Cathay Pacific reported escalating protests in Hong Kong have hit demand as it came under fire from China’s state media over some airline staff joining the protests.
Hong Kong-based Cathay Pacific reported a profit of €153 million (£141 million) for the six months to June after a loss of €30 million in the same period last year.
However, Cathay chairman John Slosar reported: “Global trade tensions and protests in Hong Kong are having direct and indirect effects on demand.
“The protests in Hong Kong reduced inbound passenger traffic in July and are adversely impacting forward bookings.”
However, the English-language daily newspaper the Global Times, a sister title of China’s People’s Daily, warned Cathay Pacific would “pay a painful price [for] its actions” after some airline staff appeared to back the continuing Hong Kong protests.
Members of Cathay Pacific cabin crew were involved in a recent protest at the airport and the Hong Kong pilots’ union is supporting a Cathay Pacific pilot who is among protestors charged with rioting.

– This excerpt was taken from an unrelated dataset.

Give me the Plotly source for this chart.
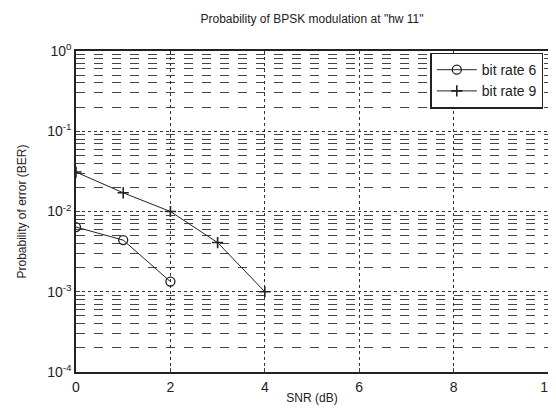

The airline has also issued an apology for “the inappropriate behaviour of an employer” for a social media post about the protests.
Hong Kong has been wracked by growing demonstrations since early June over the government’s attempt to introduce extradition to China for certain offences.
Three days of fresh protests kicked off on Friday with demonstrators converging again on Hong Kong’s main airport.
The extradition legislation has been withdrawn but protestors want it scrapped and the removal of Hong Kong chief executive Carrie Lam.
Cathay’s principal shareholder is the Swire Group which is listed in Hong Kong and London and holds 45%. But Air China is also leading shareholder owning 30% of Cathay. The remaining shares are listed on the Hong Kong stock exchange, with Qatar Airways holding almost 10%.
Slosar noted Cathay is in the final year of a three-year turnaround programme after returning to profit last year.
But he said: “The operating environment for our airlines worsened as geopolitical and trade tensions intensified.”